— Requirement —
Retype, please, the listing from its opening line through the line that contains "const LW_AX = 6.67;", both included, without the pictures.

— Dataset excerpt —
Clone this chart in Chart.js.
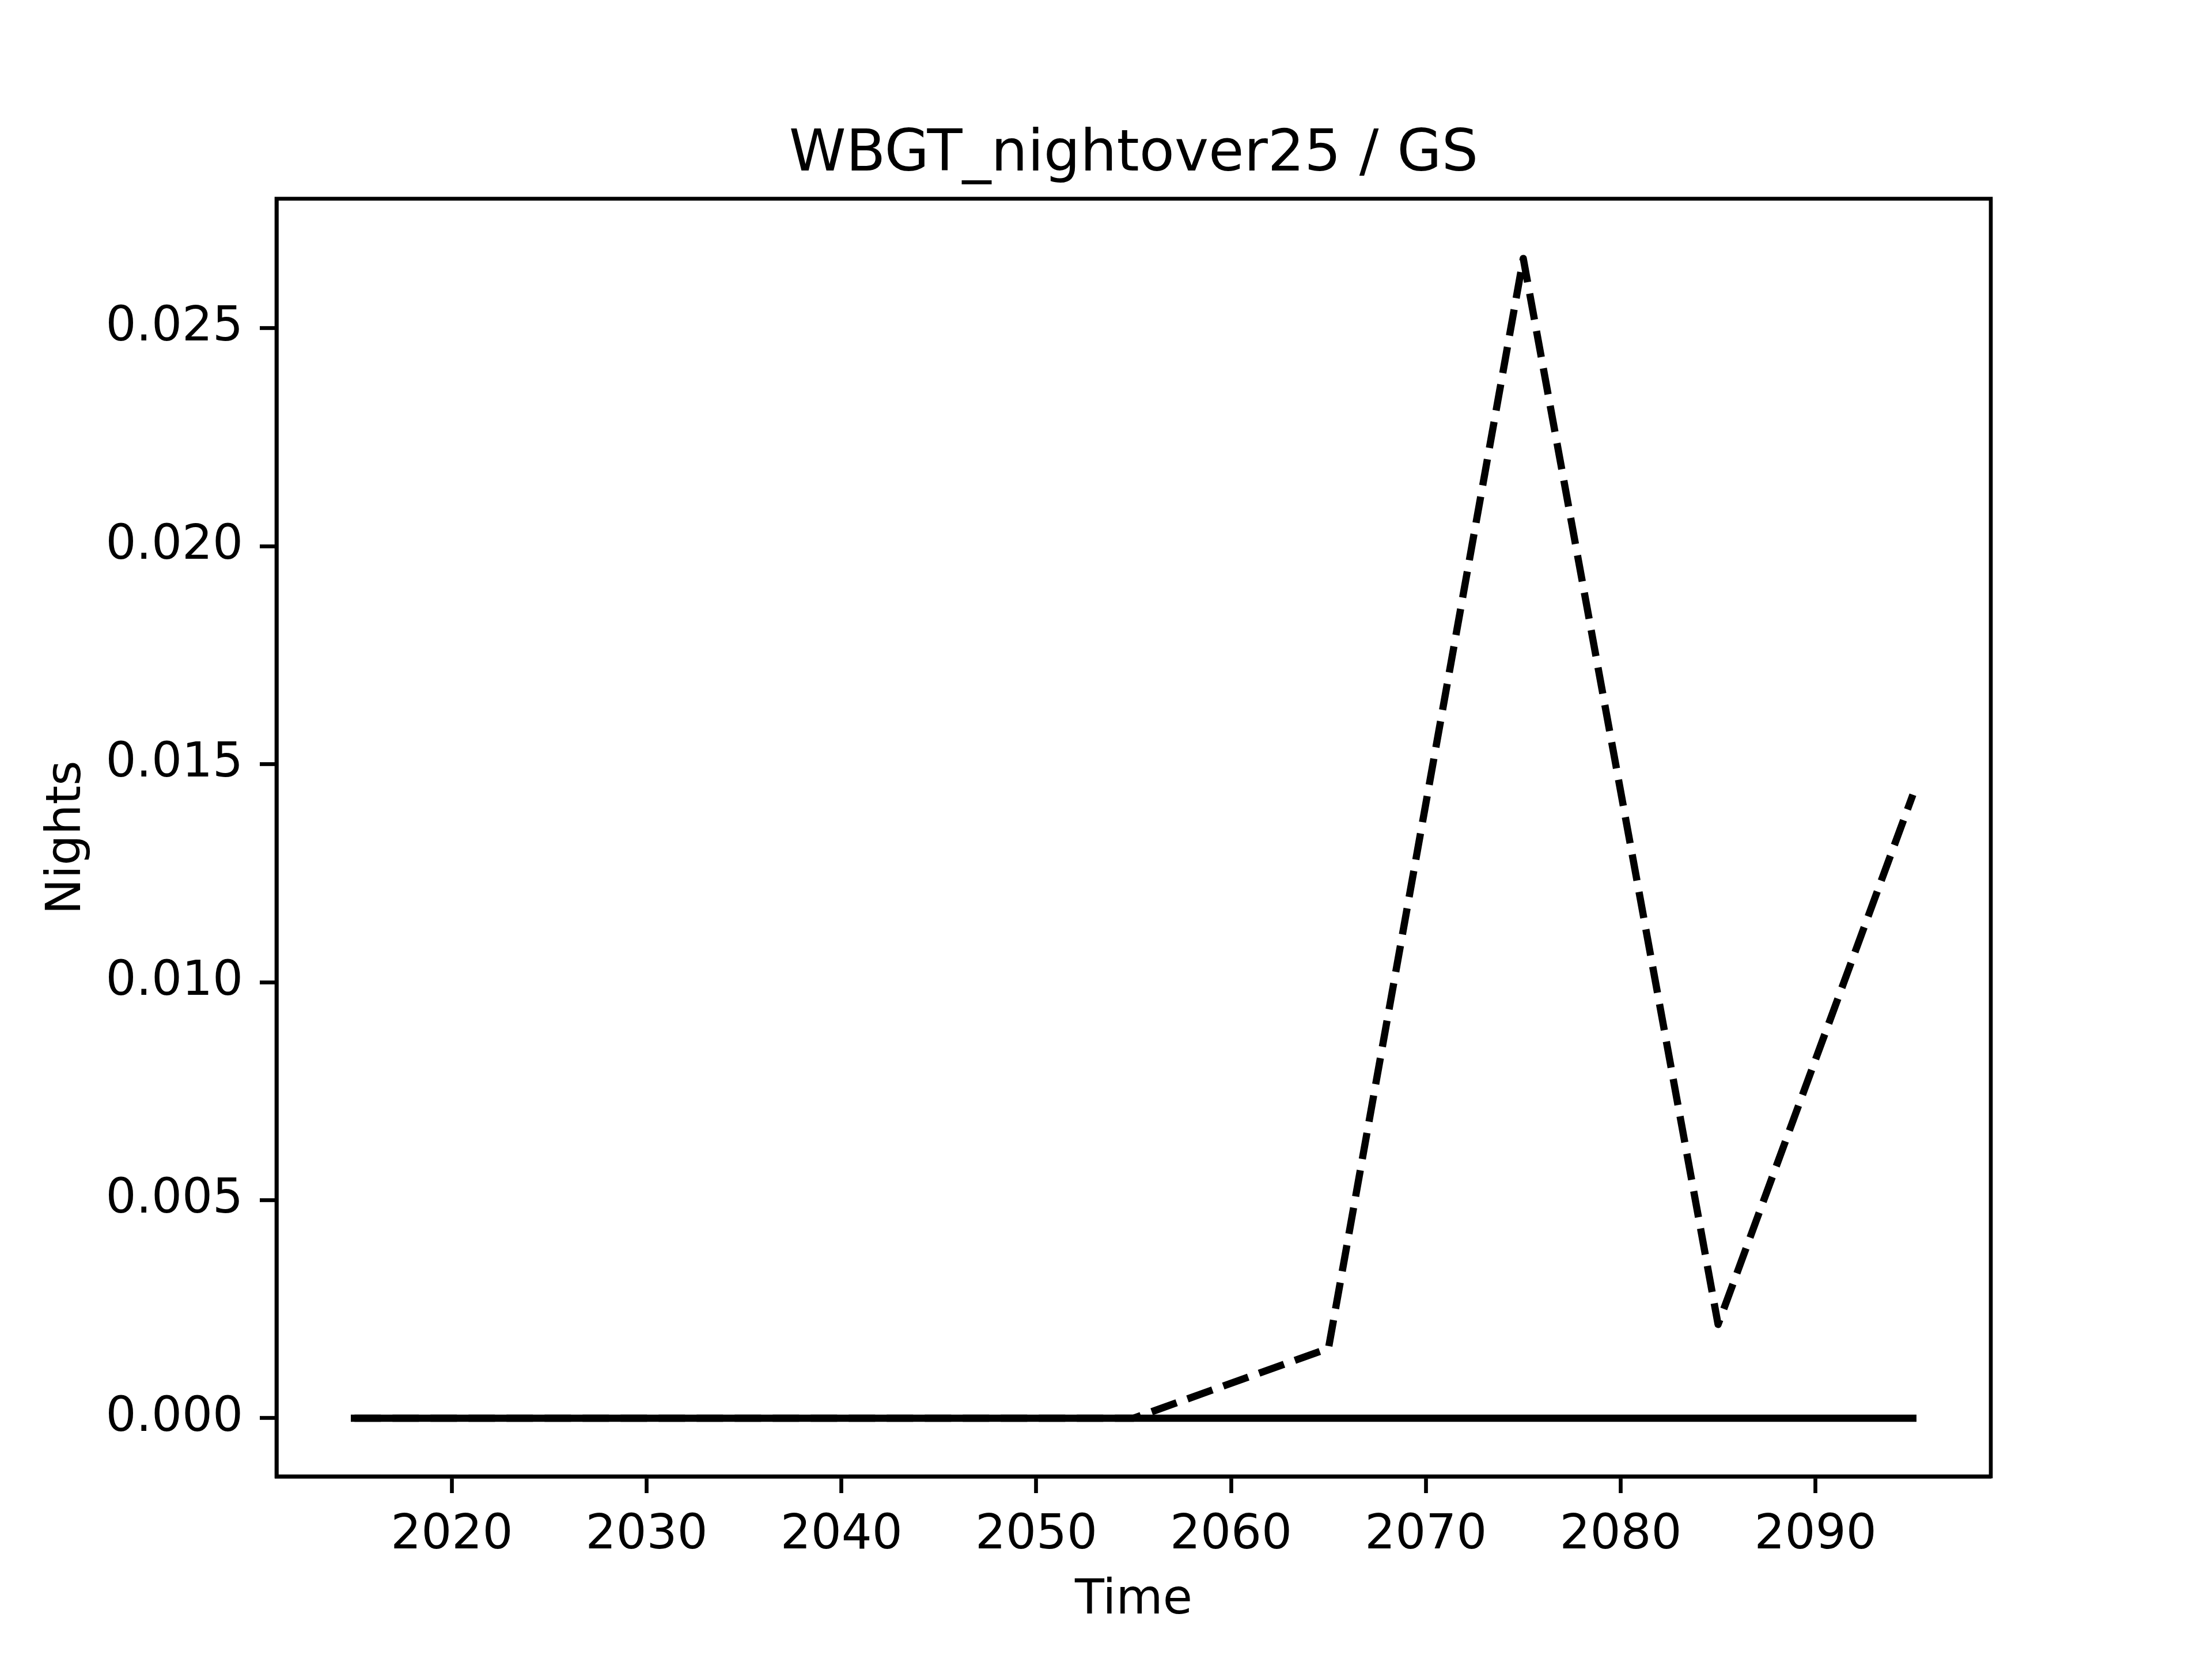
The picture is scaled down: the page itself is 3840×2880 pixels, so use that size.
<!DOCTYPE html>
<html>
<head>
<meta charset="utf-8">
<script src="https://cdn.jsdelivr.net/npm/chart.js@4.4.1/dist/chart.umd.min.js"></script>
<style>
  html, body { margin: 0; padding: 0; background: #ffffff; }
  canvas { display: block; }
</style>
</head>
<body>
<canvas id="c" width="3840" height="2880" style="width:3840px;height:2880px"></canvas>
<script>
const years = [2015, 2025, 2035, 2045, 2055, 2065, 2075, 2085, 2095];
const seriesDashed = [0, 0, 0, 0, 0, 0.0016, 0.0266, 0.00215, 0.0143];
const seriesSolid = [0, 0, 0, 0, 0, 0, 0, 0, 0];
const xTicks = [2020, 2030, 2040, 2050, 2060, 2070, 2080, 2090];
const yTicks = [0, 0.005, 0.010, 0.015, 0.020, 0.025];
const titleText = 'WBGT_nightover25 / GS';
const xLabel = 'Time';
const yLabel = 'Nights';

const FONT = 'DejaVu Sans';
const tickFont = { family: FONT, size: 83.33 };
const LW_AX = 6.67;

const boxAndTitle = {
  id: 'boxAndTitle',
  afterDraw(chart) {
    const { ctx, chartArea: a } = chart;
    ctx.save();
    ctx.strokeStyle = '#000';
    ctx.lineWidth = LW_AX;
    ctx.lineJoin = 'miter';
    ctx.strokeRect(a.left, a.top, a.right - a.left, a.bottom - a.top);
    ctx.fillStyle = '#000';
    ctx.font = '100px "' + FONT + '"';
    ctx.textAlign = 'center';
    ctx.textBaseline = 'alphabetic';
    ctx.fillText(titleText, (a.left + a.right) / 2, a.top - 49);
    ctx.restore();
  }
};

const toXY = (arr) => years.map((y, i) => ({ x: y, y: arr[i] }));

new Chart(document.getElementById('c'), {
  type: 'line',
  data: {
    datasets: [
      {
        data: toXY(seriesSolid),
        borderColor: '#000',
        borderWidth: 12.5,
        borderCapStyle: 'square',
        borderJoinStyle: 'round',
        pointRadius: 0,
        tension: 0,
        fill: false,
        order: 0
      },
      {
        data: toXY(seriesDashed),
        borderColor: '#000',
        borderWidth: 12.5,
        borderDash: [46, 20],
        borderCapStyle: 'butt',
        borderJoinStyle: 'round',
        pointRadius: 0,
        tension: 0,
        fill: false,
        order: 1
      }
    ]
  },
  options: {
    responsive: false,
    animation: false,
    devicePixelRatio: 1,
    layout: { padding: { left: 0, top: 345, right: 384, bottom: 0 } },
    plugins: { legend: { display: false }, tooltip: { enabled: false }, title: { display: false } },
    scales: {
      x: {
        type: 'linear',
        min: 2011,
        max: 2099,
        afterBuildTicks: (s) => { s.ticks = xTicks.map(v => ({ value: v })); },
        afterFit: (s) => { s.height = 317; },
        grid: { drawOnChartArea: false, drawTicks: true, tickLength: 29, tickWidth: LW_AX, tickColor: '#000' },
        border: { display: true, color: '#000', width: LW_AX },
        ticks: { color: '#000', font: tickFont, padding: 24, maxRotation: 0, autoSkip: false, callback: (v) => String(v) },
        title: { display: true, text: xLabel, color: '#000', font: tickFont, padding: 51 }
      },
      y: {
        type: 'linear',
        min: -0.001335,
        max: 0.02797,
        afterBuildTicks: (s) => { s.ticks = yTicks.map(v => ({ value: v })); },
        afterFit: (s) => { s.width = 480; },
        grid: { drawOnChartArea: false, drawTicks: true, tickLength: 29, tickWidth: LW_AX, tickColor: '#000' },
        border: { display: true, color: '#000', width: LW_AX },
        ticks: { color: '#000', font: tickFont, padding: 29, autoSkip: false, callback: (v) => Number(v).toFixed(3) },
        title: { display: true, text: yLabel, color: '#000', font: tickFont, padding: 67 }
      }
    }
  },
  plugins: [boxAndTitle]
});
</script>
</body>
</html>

— Problem solution —
Clone this chart in Chart.js.
The picture is scaled down: the page itself is 3840×2880 pixels, so use that size.
<!DOCTYPE html>
<html>
<head>
<meta charset="utf-8">
<script src="https://cdn.jsdelivr.net/npm/chart.js@4.4.1/dist/chart.umd.min.js"></script>
<style>
  html, body { margin: 0; padding: 0; background: #ffffff; }
  canvas { display: block; }
</style>
</head>
<body>
<canvas id="c" width="3840" height="2880" style="width:3840px;height:2880px"></canvas>
<script>
const years = [2015, 2025, 2035, 2045, 2055, 2065, 2075, 2085, 2095];
const seriesDashed = [0, 0, 0, 0, 0, 0.0016, 0.0266, 0.00215, 0.0143];
const seriesSolid = [0, 0, 0, 0, 0, 0, 0, 0, 0];
const xTicks = [2020, 2030, 2040, 2050, 2060, 2070, 2080, 2090];
const yTicks = [0, 0.005, 0.010, 0.015, 0.020, 0.025];
const titleText = 'WBGT_nightover25 / GS';
const xLabel = 'Time';
const yLabel = 'Nights';

const FONT = 'DejaVu Sans';
const tickFont = { family: FONT, size: 83.33 };
const LW_AX = 6.67;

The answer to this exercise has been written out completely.